Por
  • Antonio Papell

Neutralidad de las instituciones

Neutralidad de las instituciones.
Neutralidad de las instituciones.
Krisis'18

La finalidad primera del Estado, según Montesquieu, es «se maintenir», es decir, mantenerse, sobrevivir, evitar la anarquía, asegurar el monopolio en el uso de la violencia y garantizar un uso de ella imparcial y justo.

El Estado democrático y liberal se constituye, además, por consenso: un contrato social (Rousseau) es la base de la convivencia de quienes aceptan formar parte de esta entidad moderna mediante la cual se ha organizado la sociedad del planeta. El propio filósofo analiza en su famoso libro de 1762 la formación de la voluntad general y el número de votos necesario para alcanzarla: «Cuanto más graves e importantes son las deliberaciones, más debe aproximarse a la unanimidad la opinión que prevalece. Cuanta más celeridad exija el asunto debatido, más estrechas deben ser las diferencias prescritas en la proporción de las opiniones; la mayoría de un solo voto debe bastar». Es una forma de decir que las grandes decisiones, las de índole constitucional, han de lograrse mediante mayorías cualificadas.
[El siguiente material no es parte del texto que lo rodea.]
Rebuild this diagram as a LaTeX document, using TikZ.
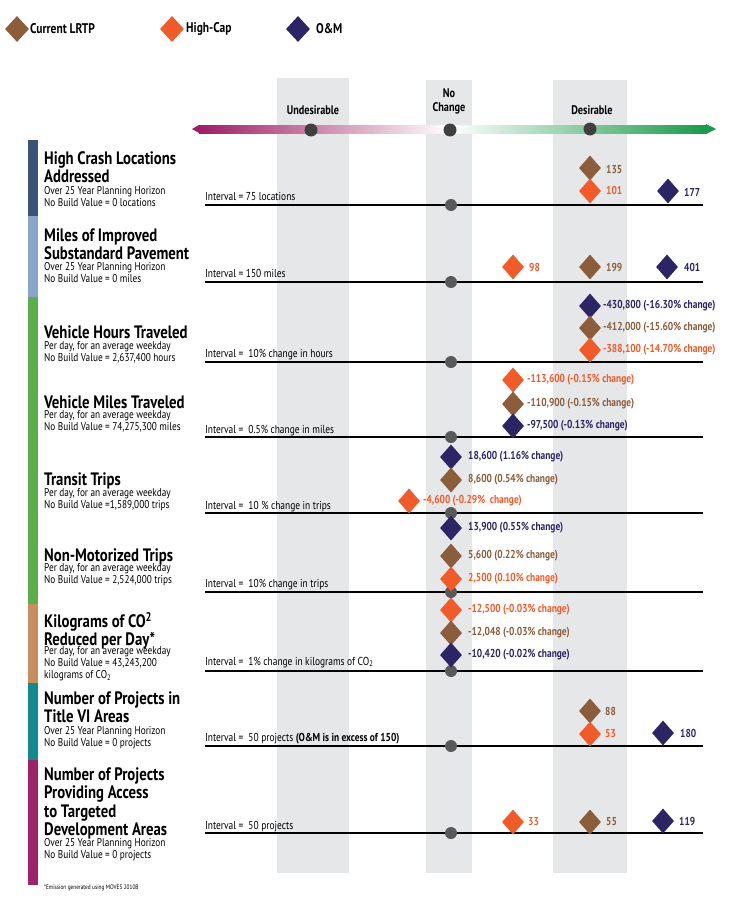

Lo cierto es que el Estado, que ostenta el monopolio de la violencia para asegurar su continuidad, debe ser el escenario en que el conjunto de los hombres libres e iguales se realicen con arreglo a la ley. El Estado, por tanto, tiene que ser neutral en todas las dimensiones de la persona, es decir, debe responder al criterio de ser residencia acogedora de todos: no puede imponer ideologías ni creencias; tan solo pautas de convivencia que se resumen en el principio de que la libertad propia termina allá donde comienza la libertad ajena.

La idea central de este planteamiento es la pluralidad: las instituciones políticas de las democracias se basan en la convicción de que todos los problemas tienen más de una solución posible y en la existencia de una diversidad de propuestas ideológicas que compiten entre sí. No sería de recibo que hubiera confusión entre el todo y la parte, entre los partidos, que pugnan entre sí, y las instituciones, que los acogen a todos.

Por ello es altamente reprobable que las instituciones adopten símbolos divisivos, incluso cuando, además del pluralismo ideológico, existe una discrepancia sobrevenida sobre la concepción territorial del Estado. Los nacionalistas no solo discrepan de los que no lo son en aspectos programáticos sino en algo previo, en la existencia o no del Estado, pero no por ello están autorizados a excluir de la plaza pública a quienes piensan distinto.

En un Estado maduro como el nuestro, que se ha dotado de leyes e instituciones irreprochablemente legítimas, el nacionalismo, que ahora quiere escabullirse del Estado de derecho, no tiene más remedio que acatar la legalidad vigente, aunque pretenda modificarla, porque esas son las reglas de juego democrático. Y no es legítimo que, en esta pugna, fracture la neutralidad institucional cuando las urnas le otorgan el poder. Por decirlo más claro, no es democrático ni admisible que las instituciones catalanas sean utilizadas para reclamar de forma plástica y ostensible la independencia de Cataluña, que se usen los edificios oficiales para exhibir la bandera separatista (ajena al consenso fundacional) o que se destinen recursos públicos al proselitismo monopolista de opciones claramente inconstitucionales y sectarias a través de medios de comunicación públicos.

Los tribunales, que no son la instancia adecuada para dirimir estos asuntos, ya han emitido sentencias que declaran la ilegalidad, por ejemplo, de que corporaciones locales exhiban la bandera estelada en sus fachadas, porque ni la enseña se corresponde con la legalidad vigente ni es legítimo herir a quienes no comparten esta disidencia. La apropiación del espacio público y la generación de un clima intransigente que margina a quienes no participan de la épica irredentista es totalmente intolerable en una democracia como la nuestra, en que los totalitarismos no tienen cabida.

Las constituciones democráticas son abiertas y pueden ser pacíficamente reformadas. Deberían ir por esta vía quienes discrepan con tanto encendimiento del Estado de derecho que nos dimos entre todos (también los catalanes). Porque, como ya explicó Ortega, «no lo que hicimos ayer, sino lo que vamos a hacer mañana juntos nos reúne en Estado».